Barry Kauffman’s 30-Year Legacy of Leadership in Pennsylvania
- Scott Swenson, Dale Eisman
Common Cause Pennsylvania Executive Director Announces Transition
HARRISBURG, PA – Barry Kauffman is starting a gradual transition away from Common Cause Pennsylvania, moving into a Senior Advisor role effective June 30, 2016. Barry will stay on as senior advisor through the end of the year as we begin our search for new staff leadership in Pennsylvania.
Kauffman’s leadership of Common Cause Pennsylvania and his high ethical standards earned him the honor of being called, “The Conscience of the Capitol” by the late Senator Charles Lemmond.
Kauffman’s 30 years of leadership helped shape an important era of Pennsylvania Politics. Academics often cite Pennsylvania as being among the most “reform averse” states in the nation, but Kauffman is recognized as one of the consistently most effective leaders within Common Cause and at the Capitol in Harrisburg. Kauffman brought people together in coalition, around the Help America Vote Act, open records, and redistricting reform.
Despite this hostile environment, Kauffman’s successes include: lobbying disclosure, new open records laws, whistleblower protections for state employees, election modernization, strengthening Sunshine Laws, local campaign finance reforms, and local ethics ordinances. Kauffman also helped lay the groundwork for television coverage of government meetings and making those records available on the internet.
Kauffman took action that led to litigation preventing the legislature from passing “illegal state budgets.”
“Barry has been an astute observer of Pennsylvania politics,” said Karen Hobert Flynn, Common Cause president, adding, “He often sees the next fight before others do, able to anticipate government integrity dilemmas and anticipate and prepare responses. His deep knowledge of government and politics in Pennsylvania make him a resource in the state like no other.”
A fixture in Pennsylvania media, Kauffman built Common Cause Pennsylvania into a “go to resource” on ethics, democracy reform, and government integrity issues.
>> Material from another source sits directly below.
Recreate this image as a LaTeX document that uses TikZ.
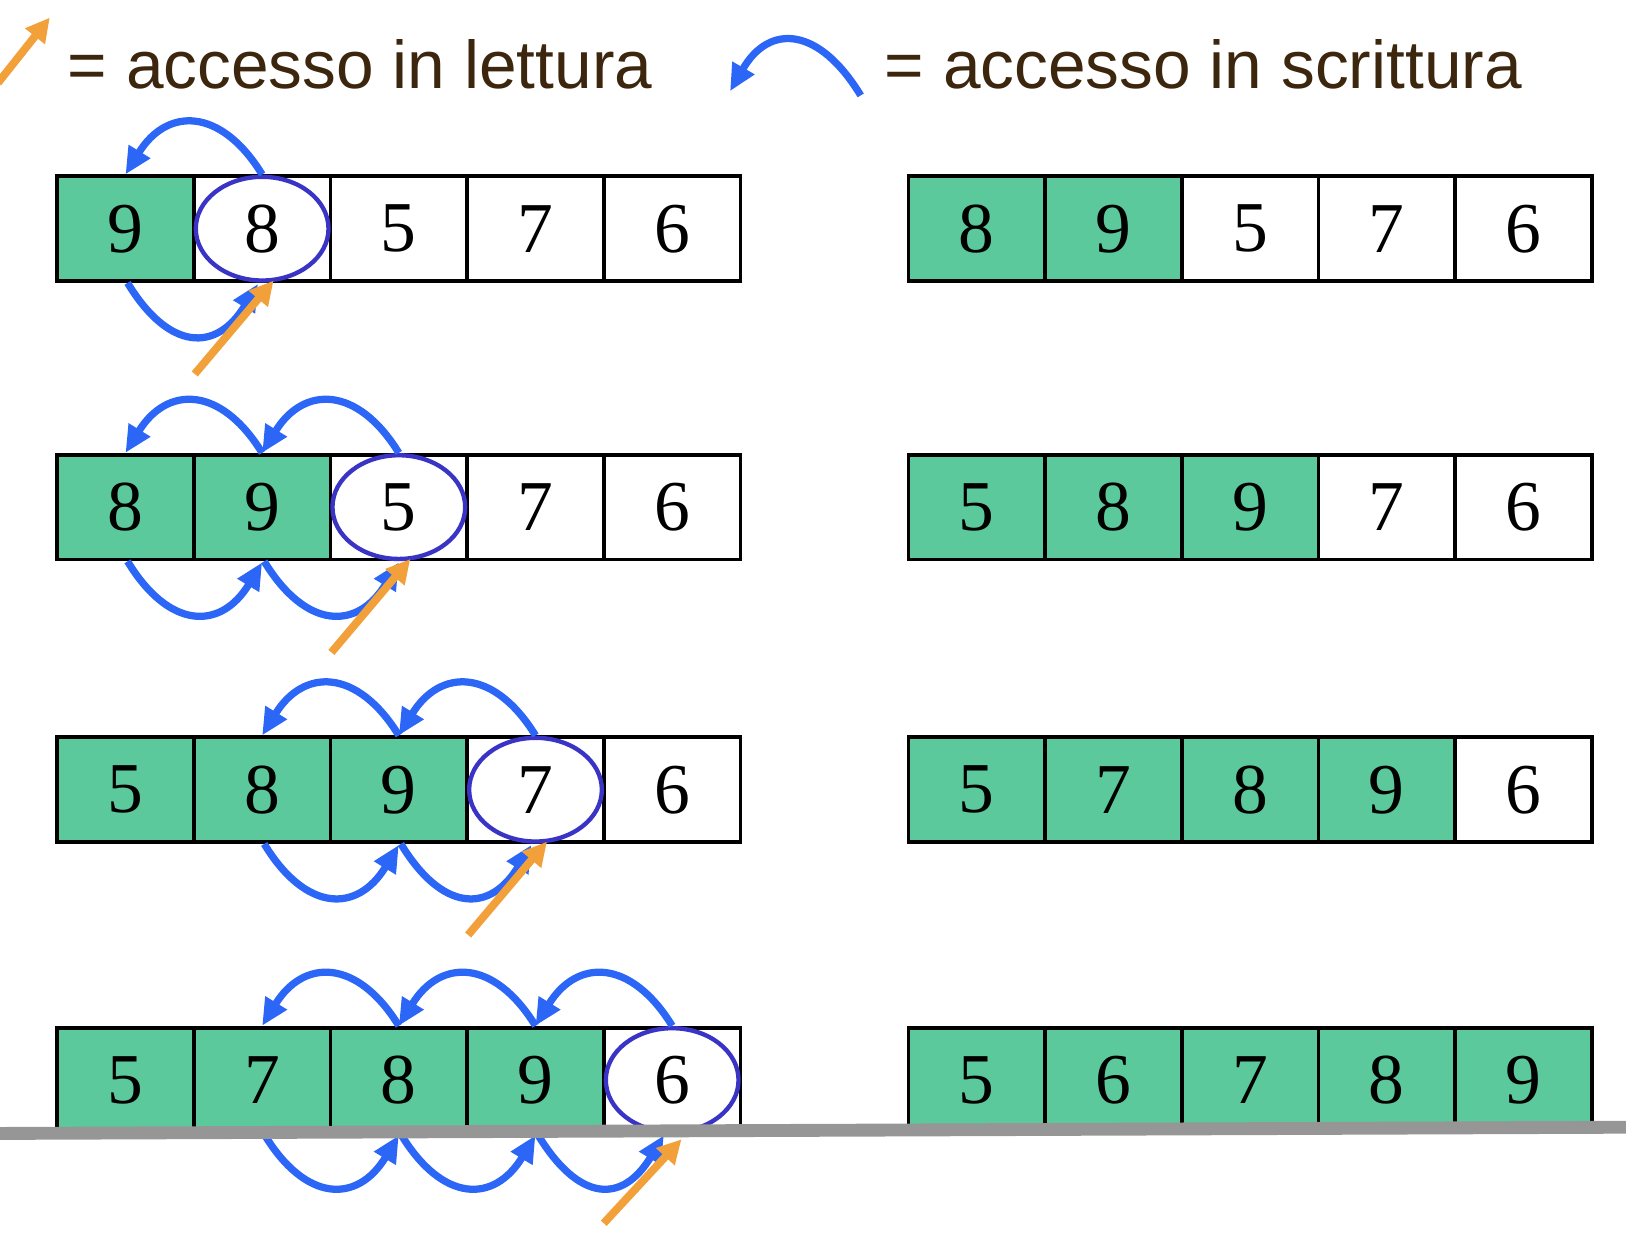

He is regularly sought out by legislators for his strategic advice and early show of support when they considered new bills.
“I love Pennsylvania and know that Common Cause’s impact as a good government watchdog on state and local politics will continue,” Kauffman said. “This work can be tough at times, but there wasn’t a day in 30 years where I doubted our ability to make things a little better,” he added.
“The work of democracy never ends, but each of us are stewards of our piece of it for a short time,” Kauffman said. “It’s a good time for a thoughtful transition to new leadership, and a good time for me personally to see what my next mission is.”